Methods: Two-year repeated measures study among students in grades 8 to 12 (n = 544, 57% female); a survey at baseline (November, 2004), 1 year later (1 month prior to the performance), and repeated again 1 year later (November, 2006), assessed homophobic attitudes among boys and girls using a 4-item measure adapted for adolescents from the Index of Homophobia. Analyses included t-tests comparing mean homophobia scores by gender, and by newcomer (to the school) status; gender-X-time repeated-measure ANOVAs, with paired t-test follow-up, compared scores over time. With incoming students in grade 8, student transfers in other grades, and attrition from graduation, only 68 students had data for all 3 waves, so changes over time primarily compared years 1-2, and 2-3 to maximize observation points.
Results: Boys scored significantly higher on homophobia than girls in all three years (p < .001); newcomers at Year 2 had higher scores than those who had attended the school for one or more years (t = −2.65, p = .008), as did those at Year 3 (t = −3.328, p = .001). The homophobia scores of the 68 students with data for all 3 waves dropped significantly each year, F(2,66) = 16.64, from 2.55 to 1.99. Girls had a stronger early response to the intervention (d = .38), although homophobia scores declined from Year 1 to Year 2 for both genders (boys: 2.76 to 2.65; girls: 2.33 to 2.06, F(1, 217) = 11.57, p = .001). At Year 3, homophobia scores declined further for boys but not girls (boys: 2.59 to 2.25, t = 2.99, p = .004; girls: 2.12 to 2.01, t = 1.48, p = .14). The medium effect size for boys (d = .56) at the Year 3 post-test, 11 months after intervention, is noteworthy.

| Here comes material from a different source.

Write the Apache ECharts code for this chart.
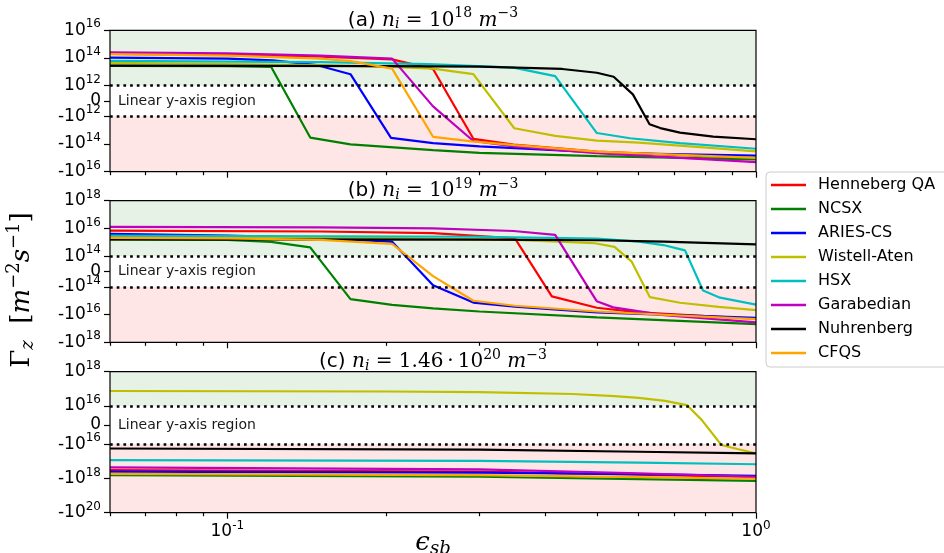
<!DOCTYPE html>
<html><head><meta charset="utf-8">
<script src="https://cdn.jsdelivr.net/npm/echarts@6/dist/echarts.min.js"></script>
<style>html,body{margin:0;padding:0;background:#fff}#c{width:944px;height:553px}</style>
</head><body><div id="c"></div>
<script>
// ---------------- DATA ----------------
const seriesNames = ['Henneberg QA','NCSX','ARIES-CS','Wistell-Aten','HSX','Garabedian','Nuhrenberg','CFQS'];
const seriesColors = ['#ff0000','#008000','#0000ff','#bfbf00','#00bfbf','#bf00bf','#000000','#ffa500'];

// x range and ticks (epsilon_sb, log axis)
const xRange = [0.06, 1];
const xMajorTicks = [0.1, 1];
const xMajorLabels = ['10^-1', '10^0'];
const xMinorTicks = [0.06,0.07,0.08,0.09,0.2,0.3,0.4,0.5,0.6,0.7,0.8,0.9];

// symlog thresholds, ranges, ticks per panel
const linthresh = [1e12, 1e14, 1e16];
const yRangeA = [-1e16, 1e16];
const yRangeB = [-1e18, 1e18];
const yRangeC = [-1e20, 1e18];
const yTicksA = [1e16, 1e14, 1e12, 0, -1e12, -1e14, -1e16];
const yTickLabelsA = ['10^16','10^14','10^12','0','-10^12','-10^14','-10^16'];
const yTicksB = [1e18, 1e16, 1e14, 0, -1e14, -1e16, -1e18];
const yTickLabelsB = ['10^18','10^16','10^14','0','-10^14','-10^16','-10^18'];
const yTicksC = [1e18, 1e16, 0, -1e16, -1e18, -1e20];
const yTickLabelsC = ['10^18','10^16','0','-10^16','-10^18','-10^20'];

// panel (a): n_i = 1e18  [eps_sb, Gamma_z]
const a_HennebergQA = [[0.06,1.95e14],[0.1,1.7e14],[0.15,1.25e14],[0.205,8e13],[0.245,1.6e13],[0.292,-4.2e13],[0.348,-1.1e14],[0.5,-3.5e14],[1,-1.07e15]];
const a_NCSX = [[0.06,2.7e13],[0.1,2.6e13],[0.121,2.3e13],[0.1435,-3.4e13],[0.171,-1.05e14],[0.245,-2.8e14],[0.3,-4.3e14],[0.5,-7.5e14],[1,-1.3e15]];
const a_ARIESCS = [[0.06,1.07e14],[0.1,9e13],[0.122,6.8e13],[0.148,3e13],[0.171,6.7e12],[0.204,-3.6e13],[0.245,-8.5e13],[0.3,-1.5e14],[0.35,-2e14],[0.54,-4.5e14],[1,-7e14]];
const a_WistellAten = [[0.06,4.4e13],[0.15,3e13],[0.204,2.3e13],[0.245,1.7e13],[0.292,6.7e12],[0.349,-7.2e12],[0.417,-2.6e13],[0.5,-5.6e13],[0.6,-8e13],[0.83,-1.95e14],[1,-3.4e14]];
const a_HSX = [[0.06,6.2e13],[0.15,5e13],[0.24,3.6e13],[0.348,2e13],[0.417,4.9e12],[0.5,-1.6e13],[0.578,-3.8e13],[0.718,-8.5e13],[1,-2.2e14]];
const a_Garabedian = [[0.06,2.5e14],[0.1,2.2e14],[0.15,1.5e14],[0.205,9e13],[0.245,-3.5e11],[0.292,-6e13],[0.348,-1.5e14],[0.5,-4.5e14],[1,-2e15]];
const a_Nuhrenberg = [[0.06,2.8e13],[0.2,2.6e13],[0.3,2.4e13],[0.43,1.6e13],[0.5,8.5e12],[0.538,4.4e12],[0.585,4.3e11],[0.629,-3.7e12],[0.659,-7e12],[0.718,-1.5e13],[0.83,-2.9e13],[1,-4.5e13]];
const a_CFQS = [[0.06,1.9e14],[0.1,1.5e14],[0.15,9e13],[0.171,5.9e13],[0.205,1.7e13],[0.245,-3e13],[0.29,-6.5e13],[0.35,-1.2e14],[0.5,-3.5e14],[1,-1e15]];

// panel (b): n_i = 1e19
const b_HennebergQA = [[0.06,6.8e15],[0.15,6e15],[0.245,4.5e15],[0.35,1.9e15],[0.411,-4.8e14],[0.5,-3.2e15],[0.6,-7e15],[1,-2e16]];
const b_NCSX = [[0.06,1.6e15],[0.1,1.5e15],[0.121,1.05e15],[0.1435,4.3e14],[0.171,-7.6e14],[0.205,-2e15],[0.245,-3.5e15],[0.3,-6e15],[0.5,-1.6e16],[1,-4.8e16]];
const b_ARIESCS = [[0.06,4e15],[0.1,3e15],[0.15,2e15],[0.205,1.1e15],[0.245,-9e13],[0.292,-1.35e15],[0.35,-2.7e15],[0.5,-7e15],[1,-1.7e16]];
const b_WistellAten = [[0.06,2.5e15],[0.2,2e15],[0.35,1.5e15],[0.496,8.5e14],[0.54,4.6e14],[0.582,6.4e13],[0.63,-5.5e14],[0.718,-1.4e15],[0.85,-2.8e15],[1,-4.7e15]];
const b_HSX = [[0.06,3e15],[0.3,2.5e15],[0.5,1.8e15],[0.6,1.1e15],[0.668,6.3e14],[0.734,2.6e14],[0.794,-1.8e14],[0.855,-6e14],[1,-1.9e15]];
const b_Garabedian = [[0.06,1.3e16],[0.15,1.2e16],[0.245,1e16],[0.348,6.5e15],[0.417,3.4e15],[0.5,-1.1e15],[0.537,-3e15],[0.67,-1.1e16],[1,-3.6e16]];
const b_Nuhrenberg = [[0.06,1.6e15],[0.3,1.55e15],[0.5,1.4e15],[0.67,1.1e15],[0.8,9e14],[1,7e14]];
const b_CFQS = [[0.06,2.1e15],[0.1,1.9e15],[0.15,1.5e15],[0.205,7.5e14],[0.245,-3e13],[0.292,-1e15],[0.35,-2.3e15],[0.5,-6e15],[1,-2.1e16]];

// panel (c): n_i = 1.46e20
const c_HennebergQA = [[0.06,-3.3e17],[0.3,-4e17],[0.6,-6e17],[1,-8.5e17]];
const c_NCSX = [[0.06,-6.5e17],[0.3,-8e17],[0.6,-1.1e18],[1,-1.4e18]];
const c_ARIESCS = [[0.06,-4e17],[0.3,-4.6e17],[0.6,-5.6e17],[1,-7e17]];
const c_WistellAten = [[0.06,7.5e16],[0.2,7e16],[0.3,6.5e16],[0.45,5e16],[0.54,3.8e16],[0.6,3e16],[0.673,2e16],[0.74,1.13e16],[0.79,2.6e15],[0.86,-1.13e16],[0.926,-2e16],[1,-3.5e16]];
const c_HSX = [[0.06,-8.5e16],[0.3,-9.5e16],[0.6,-1.2e17],[1,-1.5e17]];
const c_Garabedian = [[0.06,-2.3e17],[0.3,-3e17],[0.6,-5e17],[1,-8e17]];
const c_Nuhrenberg = [[0.06,-1.8e16],[0.3,-2.1e16],[0.6,-2.8e16],[1,-3.5e16]];
const c_CFQS = [[0.06,-5.5e17],[0.3,-6.5e17],[0.6,-8.5e17],[1,-1.05e18]];

const panelTitles = [
  ['(a) ', '10', '18'],
  ['(b) ', '10', '19'],
  ['(c) ', '1.46\u2009\u00b7\u200910', '20']
];
const linearRegionText = 'Linear y-axis region';

// ---------------- BUILD ----------------
const panels = [
  {data:[a_HennebergQA,a_NCSX,a_ARIESCS,a_WistellAten,a_HSX,a_Garabedian,a_Nuhrenberg,a_CFQS], range:yRangeA, ticks:yTicksA, labels:yTickLabelsA},
  {data:[b_HennebergQA,b_NCSX,b_ARIESCS,b_WistellAten,b_HSX,b_Garabedian,b_Nuhrenberg,b_CFQS], range:yRangeB, ticks:yTicksB, labels:yTickLabelsB},
  {data:[c_HennebergQA,c_NCSX,c_ARIESCS,c_WistellAten,c_HSX,c_Garabedian,c_Nuhrenberg,c_CFQS], range:yRangeC, ticks:yTicksC, labels:yTickLabelsC}
];
const LS = 1 / (1 - 1 / 10);
function symlog(v, L) {
  const a = Math.abs(v);
  return a <= L ? (v / L) * LS : Math.sign(v) * (LS + Math.log10(a / L));
}
function richPow(label) {
  const i = label.indexOf('^');
  if (i < 0) return '{b|' + label + '}';
  return '{b|' + label.slice(0, i) + '}{s|' + label.slice(i + 1) + '}';
}
const tickRich = {
  b: {fontSize: 17, fontFamily: 'DejaVu Sans', color: '#000'},
  s: {fontSize: 12, fontFamily: 'DejaVu Sans', color: '#000', padding: [0, 0, 12, 0]}
};
const gridTops = [30.3, 200.7, 371.7];
const gridHeights = [141.4, 141.6, 141];
const GL = 110, GW = 646;
const tickLine = {color: '#000', width: 1.2};

const grid = [], xAxis = [], yAxis = [], series = [];
const xMin = Math.log10(xRange[0]), xMax = Math.log10(xRange[1]);
panels.forEach((p, i) => {
  const L = linthresh[i];
  grid.push({left: GL, top: gridTops[i], width: GW, height: gridHeights[i], show: true,
    borderColor: '#000', borderWidth: 1.2, backgroundColor: 'transparent', z: 5});
  const majVals = xMajorTicks.map(Math.log10);
  xAxis.push({type: 'value', gridIndex: i, position: 'bottom', min: xMin, max: xMax,
    axisLine: {show: false, onZero: false}, splitLine: {show: false},
    axisTick: {show: true, customValues: majVals, length: 6, lineStyle: tickLine},
    axisLabel: {show: i === 2, customValues: majVals, margin: 7, rich: tickRich,
      formatter: v => { const k = majVals.findIndex(t => Math.abs(t - v) < 1e-6); return k < 0 ? '' : richPow(xMajorLabels[k]); }}
  });
  xAxis.push({type: 'value', gridIndex: i, position: 'bottom', offset: 0, min: xMin, max: xMax,
    axisLine: {show: false, onZero: false}, splitLine: {show: false},
    axisTick: {show: true, customValues: xMinorTicks.map(Math.log10), length: 3.5, lineStyle: tickLine},
    axisLabel: {show: false}
  });
  const tv = p.ticks.map(v => symlog(v, L));
  yAxis.push({type: 'value', gridIndex: i, position: 'left', min: symlog(p.range[0], L), max: symlog(p.range[1], L),
    axisLine: {show: false, onZero: false}, splitLine: {show: false},
    axisTick: {show: true, customValues: tv, length: 6, lineStyle: tickLine},
    axisLabel: {customValues: tv, margin: 9, rich: tickRich,
      formatter: v => { const k = tv.findIndex(t => Math.abs(t - v) < 1e-6); return k < 0 ? '' : richPow(p.labels[k]); }}
  });
  const yMaxT = symlog(p.range[1], L), yMinT = symlog(p.range[0], L);
  series.push({type: 'line', xAxisIndex: 2 * i, yAxisIndex: i, data: [], silent: true, z: 1,
    markArea: {silent: true, data: [
      [{yAxis: LS, itemStyle: {color: '#e6f2e6'}}, {yAxis: yMaxT}],
      [{yAxis: yMinT, itemStyle: {color: '#ffe6e6'}}, {yAxis: -LS}]
    ]},
    markLine: {silent: true, symbol: 'none', label: {show: false},
      lineStyle: {color: '#000', type: [2.7, 4], width: 2.7},
      data: [{yAxis: LS}, {yAxis: -LS}]}
  });
  p.data.forEach((arr, k) => {
    series.push({type: 'line', name: seriesNames[k], xAxisIndex: 2 * i, yAxisIndex: i, z: 2,
      symbol: 'none', showSymbol: false, color: seriesColors[k],
      lineStyle: {width: 2.2, color: seriesColors[k]},
      data: arr.map(([e, v]) => [Math.log10(e), symlog(v, L)])});
  });
});

const chart = echarts.init(document.getElementById('c'), null, {renderer: 'canvas'});
chart.setOption({
  animation: false,
  backgroundColor: '#fff',
  grid, xAxis, yAxis, series,
  legend: {data: seriesNames, orient: 'vertical', left: 766, top: 172,
    icon: 'rect', itemWidth: 35, itemHeight: 2.7, itemGap: 8,
    padding: [5, 20, 6, 5], borderColor: '#cccccc', borderWidth: 1, borderRadius: 4,
    backgroundColor: '#fff',
    textStyle: {fontSize: 16, fontFamily: 'DejaVu Sans', color: '#000', lineHeight: 16, padding: [0, 0, 0, 7]}}
});

// ---------------- TEXT ----------------
const titleRich = {
  t: {fontSize: 20, fontFamily: 'DejaVu Sans'},
  i: {fontSize: 20, fontFamily: 'DejaVu Serif', fontStyle: 'italic'},
  r: {fontSize: 20, fontFamily: 'DejaVu Serif'},
  sup: {fontSize: 14, fontFamily: 'DejaVu Serif', padding: [0, 0, 13, 0]},
  sub: {fontSize: 14, fontFamily: 'DejaVu Serif', fontStyle: 'italic', padding: [9, 0, 0, 0]}
};
const graphic = [];
panels.forEach((p, i) => {
  const [lab, base, exp] = panelTitles[i];
  graphic.push({type: 'text', x: GL + GW / 2, y: gridTops[i] - 10, z: 20,
    style: {text: '{t|' + lab + '}{i|n}{sub|i}{r| = ' + base + '}{sup|' + exp + '}{i| m}{sup|\u22123}',
      rich: titleRich, align: 'center', verticalAlign: 'middle', fill: '#000'}});
  const pt = chart.convertToPixel({xAxisIndex: 2 * i, yAxisIndex: i}, [xMin, 0]);
  graphic.push({type: 'text', x: pt[0] + 8, y: pt[1], z: 20,
    style: {text: linearRegionText, fontSize: 14, fontFamily: 'DejaVu Sans', fill: '#1a1a1a',
      align: 'left', verticalAlign: 'middle'}});
});
graphic.push({type: 'text', x: 22, y: 290, rotation: Math.PI / 2, z: 20,
  style: {text: '{r|\u0393}{sub|z}{r|  [}{i|m}{sup|\u22122}{i|s}{sup|\u22121}{r|]}',
    align: 'center', verticalAlign: 'middle', fill: '#000',
    rich: {
      i: {fontSize: 26, fontFamily: 'DejaVu Serif', fontStyle: 'italic'},
      r: {fontSize: 26, fontFamily: 'DejaVu Serif'},
      sup: {fontSize: 18, fontFamily: 'DejaVu Serif', padding: [0, 0, 16, 0]},
      sub: {fontSize: 18, fontFamily: 'DejaVu Serif', fontStyle: 'italic', padding: [12, 0, 0, 0]}
    }}});
graphic.push({type: 'text', x: GL + GW / 2, y: 543, z: 20,
  style: {text: '{i|\u03f5}{sub|sb}', align: 'center', verticalAlign: 'middle', fill: '#000',
    rich: {
      i: {fontSize: 26, fontFamily: 'DejaVu Serif', fontStyle: 'italic'},
      sub: {fontSize: 18, fontFamily: 'DejaVu Serif', fontStyle: 'italic', padding: [12, 0, 0, 0]}
    }}});
chart.setOption({graphic});
</script>
</body></html>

Conclusions: A school-wide anti-homophobia curriculum and performance of The Laramie Project provided measurable, sustained reductions in homophobic attitudes among students, even a year later, although girls attitudes changed sooner than boys. Interventions and programs to reduce stigma for sexual minority students should be more widely tested, and outcomes for all students documented.